Dataset extract:
..............................

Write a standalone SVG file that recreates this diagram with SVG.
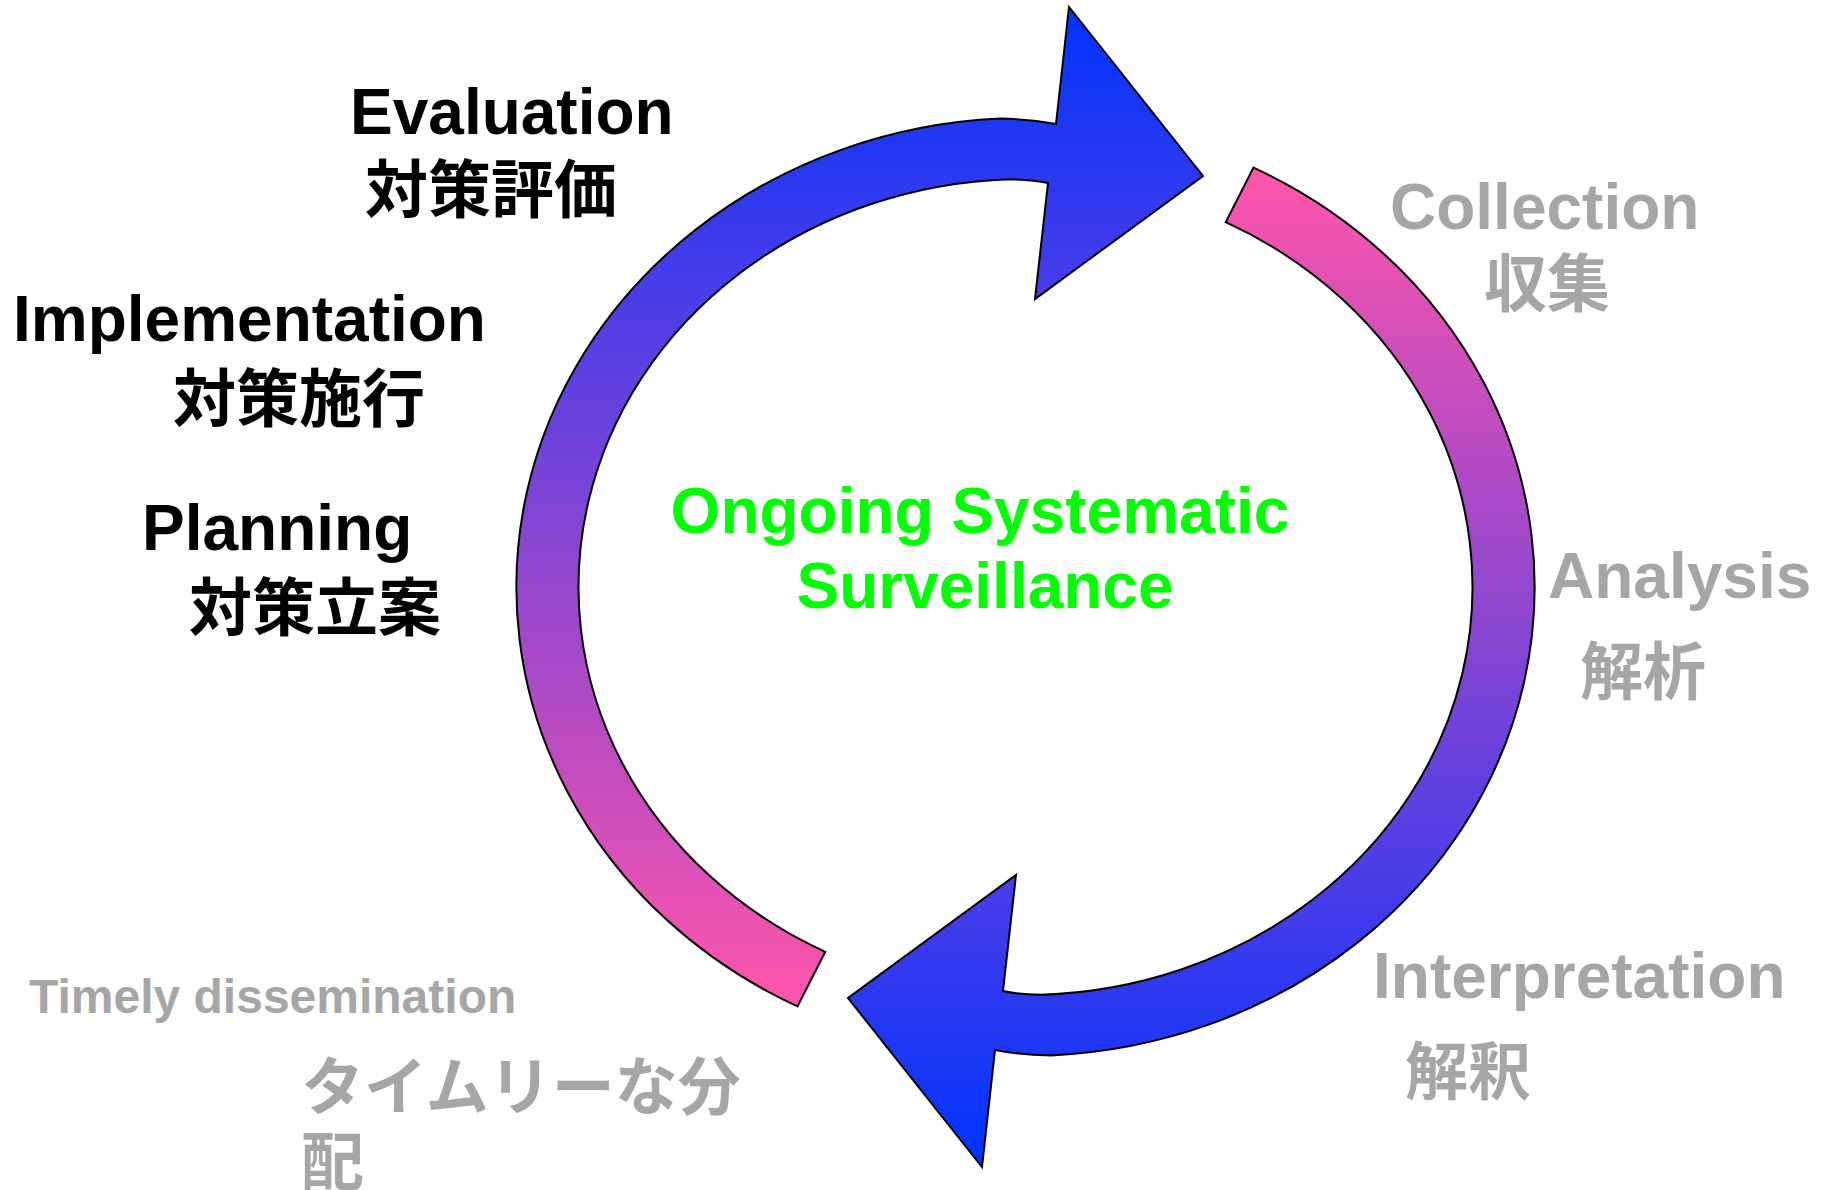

..............................

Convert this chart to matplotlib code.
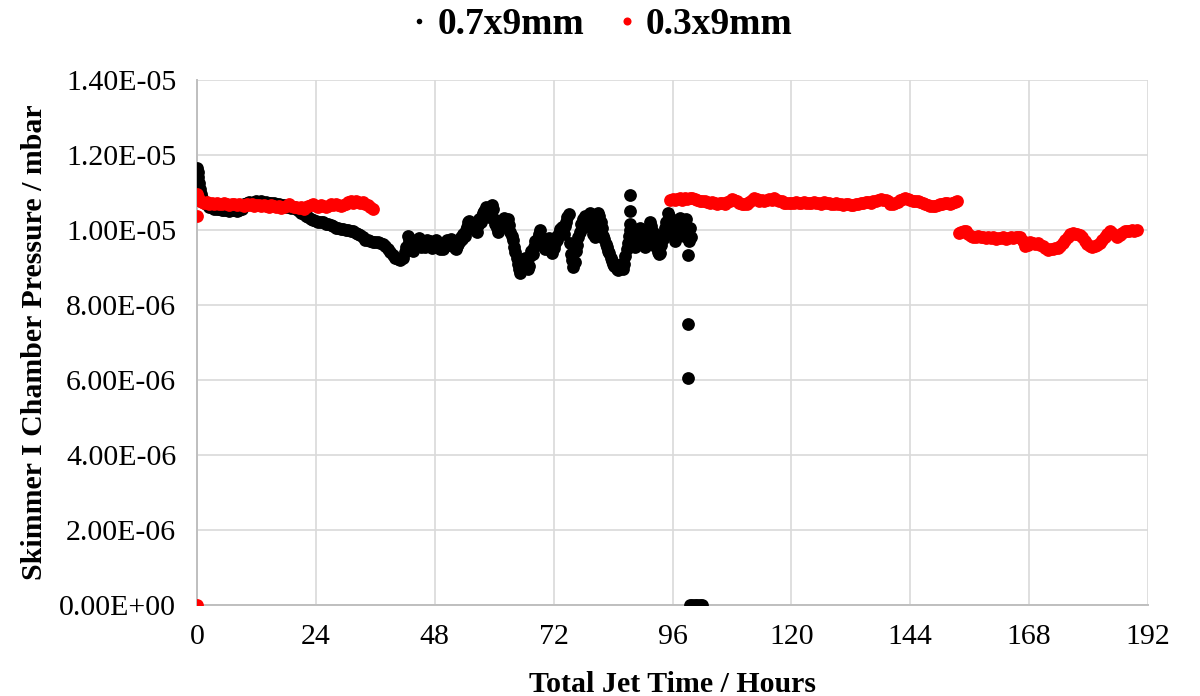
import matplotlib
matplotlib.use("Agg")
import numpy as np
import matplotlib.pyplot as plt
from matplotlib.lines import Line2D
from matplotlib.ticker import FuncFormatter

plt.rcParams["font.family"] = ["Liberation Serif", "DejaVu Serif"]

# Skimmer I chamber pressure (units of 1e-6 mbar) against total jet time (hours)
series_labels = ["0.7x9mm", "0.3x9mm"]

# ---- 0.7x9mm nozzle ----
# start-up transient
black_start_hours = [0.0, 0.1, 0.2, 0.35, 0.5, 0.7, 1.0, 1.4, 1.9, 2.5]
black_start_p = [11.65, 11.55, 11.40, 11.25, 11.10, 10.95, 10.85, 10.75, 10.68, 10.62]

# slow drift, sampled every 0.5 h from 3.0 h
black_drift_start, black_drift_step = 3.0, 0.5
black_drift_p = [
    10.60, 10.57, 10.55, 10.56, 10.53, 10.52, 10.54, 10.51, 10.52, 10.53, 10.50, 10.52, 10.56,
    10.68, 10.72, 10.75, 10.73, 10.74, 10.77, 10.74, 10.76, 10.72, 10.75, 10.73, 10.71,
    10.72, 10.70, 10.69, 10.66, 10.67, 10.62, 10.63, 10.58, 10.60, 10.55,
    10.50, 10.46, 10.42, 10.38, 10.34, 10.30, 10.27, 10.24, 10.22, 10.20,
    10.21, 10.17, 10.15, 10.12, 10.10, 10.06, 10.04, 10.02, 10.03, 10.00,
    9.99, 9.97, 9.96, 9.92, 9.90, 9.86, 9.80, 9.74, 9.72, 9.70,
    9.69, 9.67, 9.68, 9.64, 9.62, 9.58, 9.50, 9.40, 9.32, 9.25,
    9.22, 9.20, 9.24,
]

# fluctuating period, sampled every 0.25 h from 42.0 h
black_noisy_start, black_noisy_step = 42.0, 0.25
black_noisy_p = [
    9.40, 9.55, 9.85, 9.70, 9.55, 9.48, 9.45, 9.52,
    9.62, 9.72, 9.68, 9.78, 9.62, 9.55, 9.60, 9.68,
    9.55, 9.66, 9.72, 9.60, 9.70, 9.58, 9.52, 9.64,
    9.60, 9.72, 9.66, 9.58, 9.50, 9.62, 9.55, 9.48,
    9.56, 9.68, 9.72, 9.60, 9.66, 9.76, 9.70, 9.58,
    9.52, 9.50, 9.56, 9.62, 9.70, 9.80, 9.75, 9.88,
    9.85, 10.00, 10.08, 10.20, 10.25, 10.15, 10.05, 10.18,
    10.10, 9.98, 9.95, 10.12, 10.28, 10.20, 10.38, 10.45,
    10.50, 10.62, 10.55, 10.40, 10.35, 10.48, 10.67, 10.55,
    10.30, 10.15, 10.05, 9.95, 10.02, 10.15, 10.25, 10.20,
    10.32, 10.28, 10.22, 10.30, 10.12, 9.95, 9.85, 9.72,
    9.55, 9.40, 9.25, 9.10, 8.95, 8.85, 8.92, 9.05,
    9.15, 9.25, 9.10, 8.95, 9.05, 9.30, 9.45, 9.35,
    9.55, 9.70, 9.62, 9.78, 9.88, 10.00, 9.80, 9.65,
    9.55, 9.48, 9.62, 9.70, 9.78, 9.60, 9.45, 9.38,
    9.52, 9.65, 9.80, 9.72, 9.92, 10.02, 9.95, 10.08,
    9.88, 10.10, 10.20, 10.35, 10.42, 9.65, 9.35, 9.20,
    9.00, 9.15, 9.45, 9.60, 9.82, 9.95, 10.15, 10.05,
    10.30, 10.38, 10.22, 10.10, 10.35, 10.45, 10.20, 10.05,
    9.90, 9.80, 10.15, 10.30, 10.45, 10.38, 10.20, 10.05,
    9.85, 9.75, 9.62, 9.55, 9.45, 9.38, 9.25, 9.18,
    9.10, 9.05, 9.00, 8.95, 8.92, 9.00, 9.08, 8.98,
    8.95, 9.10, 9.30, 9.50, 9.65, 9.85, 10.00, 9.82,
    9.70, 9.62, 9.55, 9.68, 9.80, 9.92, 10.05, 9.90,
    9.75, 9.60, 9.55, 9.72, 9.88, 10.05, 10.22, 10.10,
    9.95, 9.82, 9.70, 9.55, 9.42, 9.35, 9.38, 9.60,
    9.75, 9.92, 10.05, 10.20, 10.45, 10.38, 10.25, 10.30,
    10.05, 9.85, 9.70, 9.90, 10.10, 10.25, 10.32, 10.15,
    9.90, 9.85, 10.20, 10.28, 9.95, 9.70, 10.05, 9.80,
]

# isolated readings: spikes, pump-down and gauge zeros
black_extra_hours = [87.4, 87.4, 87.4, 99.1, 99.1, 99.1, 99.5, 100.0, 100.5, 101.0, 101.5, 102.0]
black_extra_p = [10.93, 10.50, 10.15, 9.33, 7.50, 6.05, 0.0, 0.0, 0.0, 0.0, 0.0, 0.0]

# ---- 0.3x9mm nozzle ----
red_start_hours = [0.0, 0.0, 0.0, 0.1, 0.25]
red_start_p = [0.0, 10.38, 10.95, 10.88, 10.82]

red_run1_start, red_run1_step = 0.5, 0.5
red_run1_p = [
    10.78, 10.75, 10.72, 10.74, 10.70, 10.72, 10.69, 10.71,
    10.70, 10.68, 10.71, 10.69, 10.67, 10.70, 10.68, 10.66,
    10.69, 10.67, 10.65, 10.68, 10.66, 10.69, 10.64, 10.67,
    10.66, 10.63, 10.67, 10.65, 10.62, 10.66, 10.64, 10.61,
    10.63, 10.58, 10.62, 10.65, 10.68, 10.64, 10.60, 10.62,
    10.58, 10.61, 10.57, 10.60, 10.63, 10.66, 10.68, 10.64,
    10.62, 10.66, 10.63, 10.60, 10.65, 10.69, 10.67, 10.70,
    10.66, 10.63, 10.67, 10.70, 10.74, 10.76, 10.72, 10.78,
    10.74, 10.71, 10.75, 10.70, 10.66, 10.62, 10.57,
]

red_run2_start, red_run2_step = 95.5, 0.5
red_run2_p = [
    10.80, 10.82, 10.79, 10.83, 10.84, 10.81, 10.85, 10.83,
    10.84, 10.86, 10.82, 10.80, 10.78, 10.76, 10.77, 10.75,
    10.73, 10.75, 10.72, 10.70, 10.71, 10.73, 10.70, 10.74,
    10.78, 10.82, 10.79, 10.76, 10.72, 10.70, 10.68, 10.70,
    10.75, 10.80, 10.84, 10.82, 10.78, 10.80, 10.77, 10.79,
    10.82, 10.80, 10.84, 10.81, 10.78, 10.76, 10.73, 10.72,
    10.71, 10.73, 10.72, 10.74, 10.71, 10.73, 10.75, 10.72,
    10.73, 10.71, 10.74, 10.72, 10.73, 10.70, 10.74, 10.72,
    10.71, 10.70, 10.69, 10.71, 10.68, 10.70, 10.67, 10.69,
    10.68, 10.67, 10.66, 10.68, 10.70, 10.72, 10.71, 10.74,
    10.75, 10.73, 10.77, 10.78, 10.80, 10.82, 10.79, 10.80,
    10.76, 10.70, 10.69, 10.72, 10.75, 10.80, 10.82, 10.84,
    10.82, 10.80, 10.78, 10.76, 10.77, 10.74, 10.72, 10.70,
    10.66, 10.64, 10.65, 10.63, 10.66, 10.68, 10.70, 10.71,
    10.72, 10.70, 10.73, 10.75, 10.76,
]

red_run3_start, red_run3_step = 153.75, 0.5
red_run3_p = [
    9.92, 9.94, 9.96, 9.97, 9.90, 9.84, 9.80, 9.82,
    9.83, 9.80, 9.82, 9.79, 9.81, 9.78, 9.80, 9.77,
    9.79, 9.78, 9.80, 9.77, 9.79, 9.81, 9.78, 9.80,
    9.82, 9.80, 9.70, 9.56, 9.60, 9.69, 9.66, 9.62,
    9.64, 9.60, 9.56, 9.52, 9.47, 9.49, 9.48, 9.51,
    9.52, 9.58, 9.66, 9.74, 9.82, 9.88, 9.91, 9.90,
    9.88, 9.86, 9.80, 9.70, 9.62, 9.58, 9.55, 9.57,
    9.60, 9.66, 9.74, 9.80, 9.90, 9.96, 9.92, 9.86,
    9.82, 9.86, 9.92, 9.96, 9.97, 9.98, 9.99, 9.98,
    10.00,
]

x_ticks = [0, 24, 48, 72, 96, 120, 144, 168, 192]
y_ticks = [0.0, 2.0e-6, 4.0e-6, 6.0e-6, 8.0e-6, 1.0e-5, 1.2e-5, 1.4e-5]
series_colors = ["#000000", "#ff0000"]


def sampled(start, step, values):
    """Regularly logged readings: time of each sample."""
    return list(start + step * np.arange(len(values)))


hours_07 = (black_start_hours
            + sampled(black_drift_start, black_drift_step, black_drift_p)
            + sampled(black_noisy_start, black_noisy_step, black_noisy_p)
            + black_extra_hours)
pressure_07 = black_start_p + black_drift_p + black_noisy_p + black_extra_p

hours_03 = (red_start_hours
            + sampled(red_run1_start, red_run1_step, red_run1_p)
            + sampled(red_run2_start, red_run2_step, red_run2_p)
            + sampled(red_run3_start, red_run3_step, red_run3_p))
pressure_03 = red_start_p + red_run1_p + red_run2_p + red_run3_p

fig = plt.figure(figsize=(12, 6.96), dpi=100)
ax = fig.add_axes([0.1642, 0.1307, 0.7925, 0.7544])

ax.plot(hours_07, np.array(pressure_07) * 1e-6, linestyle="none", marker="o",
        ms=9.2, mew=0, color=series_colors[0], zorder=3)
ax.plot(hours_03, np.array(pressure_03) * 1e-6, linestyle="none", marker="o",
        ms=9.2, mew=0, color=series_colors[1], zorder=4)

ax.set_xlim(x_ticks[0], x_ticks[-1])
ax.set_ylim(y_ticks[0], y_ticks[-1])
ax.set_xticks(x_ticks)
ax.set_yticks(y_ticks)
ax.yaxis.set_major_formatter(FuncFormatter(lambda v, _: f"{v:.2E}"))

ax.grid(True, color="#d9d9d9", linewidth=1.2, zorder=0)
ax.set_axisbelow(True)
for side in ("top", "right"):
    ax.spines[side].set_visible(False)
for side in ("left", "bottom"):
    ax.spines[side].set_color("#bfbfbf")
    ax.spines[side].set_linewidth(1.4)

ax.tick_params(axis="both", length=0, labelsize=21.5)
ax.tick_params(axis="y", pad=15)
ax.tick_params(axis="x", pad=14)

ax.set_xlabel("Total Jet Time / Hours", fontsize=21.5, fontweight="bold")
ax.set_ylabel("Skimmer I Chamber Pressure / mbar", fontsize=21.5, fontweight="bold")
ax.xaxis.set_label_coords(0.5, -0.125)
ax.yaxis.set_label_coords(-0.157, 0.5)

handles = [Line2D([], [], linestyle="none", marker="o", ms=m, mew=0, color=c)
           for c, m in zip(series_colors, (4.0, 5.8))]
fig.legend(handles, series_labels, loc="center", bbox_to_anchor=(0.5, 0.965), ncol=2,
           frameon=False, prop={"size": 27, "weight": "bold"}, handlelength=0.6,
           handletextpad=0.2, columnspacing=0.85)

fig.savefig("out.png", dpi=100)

..............................

Instructions to follow: Word for word, retype the lines in the entries above that run from the one with "Convert this chart to matplotlib code." through the one with "10.75, 10.68, 10.62]". Both ends count; pictures do not.

Response:
Convert this chart to matplotlib code.
import matplotlib
matplotlib.use("Agg")
import numpy as np
import matplotlib.pyplot as plt
from matplotlib.lines import Line2D
from matplotlib.ticker import FuncFormatter

plt.rcParams["font.family"] = ["Liberation Serif", "DejaVu Serif"]

# Skimmer I chamber pressure (units of 1e-6 mbar) against total jet time (hours)
series_labels = ["0.7x9mm", "0.3x9mm"]

# ---- 0.7x9mm nozzle ----
# start-up transient
black_start_hours = [0.0, 0.1, 0.2, 0.35, 0.5, 0.7, 1.0, 1.4, 1.9, 2.5]
black_start_p = [11.65, 11.55, 11.40, 11.25, 11.10, 10.95, 10.85, 10.75, 10.68, 10.62]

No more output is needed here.